Starting around the year 2000 a remarkable change in the relationship between oil and the economy began: the growing demand for oil started to outrun the supplies of cheap reserves and the economy had to adjust by bringing in the higher and higher cost reserve so that marginal costs compounded at over 10% a year. Why the price of oil inflected around the year 2000 so sharply, from stable to rising, is not clear but certainly owes a lot to a growing world population and perhaps a lot more to rapid Chinese growth. Marginal costs, which usually determine price, rose from $15/bbl or so in 1998 to around $70 to $90/bbl today. (And average costs rose from about $10 to $60/bbl.)

 

[…]

 

In the long run, when the costs of producing oil rise, the prices will rise. But in the short run it is not always the case, and in such occurrences it is easy to confuse the effects of changes in costs with changes in prices. When global oil costs rise, as they are currently doing, global growth must suffer as we are forced to use more of our capital per unit of oil discovered and thus limit our capital investments in other growth opportunities. This is true even if prices simultaneously fall due to a temporary supply/demand imbalance. The current fall in price does nothing to offset the squeeze on the total economy from rising costs. It merely transfers massive amounts of income from one subgroup (oil producers) to another (oil consumers), in a largely zero-sum game. Oil consumers tend to spend more and save less than oil companies so short-term impacts are favorable.

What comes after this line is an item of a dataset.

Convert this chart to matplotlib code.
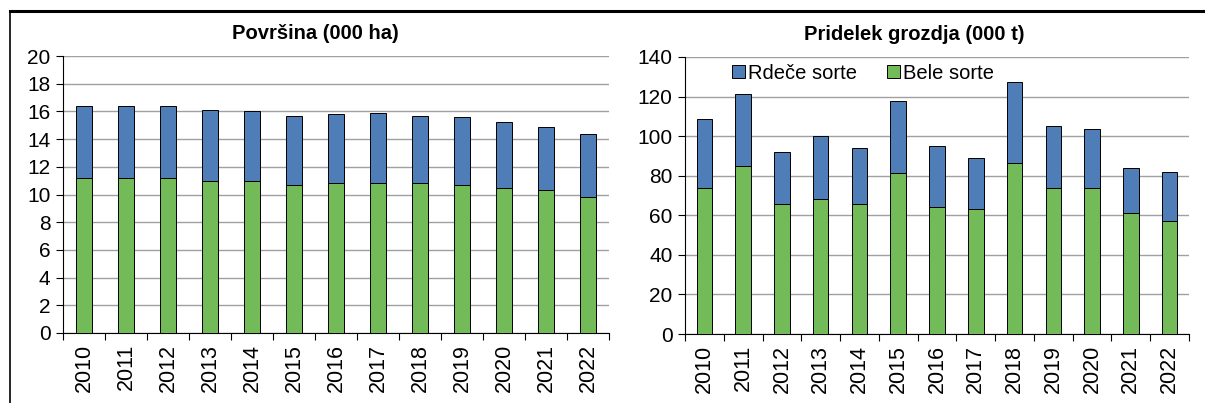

But we should not be carried away with enthusiasm because the declining investment from the oil industry will lower future growth. When, as now, oil costs are still rising even as prices fall there is of course a particularly savage effect on the profits of oil companies, squeezed from both ends. They must and will rapidly adapt by reducing expenditures and therefore oil production with the fairly obvious result that prices will rise again.

 

http://www.gmo.com/websitecontent/GMO_QtlyLetter_3Q14_full.pdf

 

I have no opinion on the "fair" level of oil prices and (therefore!) on the right price levels for the stocks of the oil majors. However, I think that Jim Chanos is absolutely right: If you take a look at both, the price movement in oil vs. in stocks of oil majors, at least one of the two price levels has to be seriously wrong. His long/short trade (already posted here) seems to me to be a great risk/reward bet – much, much better than buying/selling one of the two asset (classes) outright.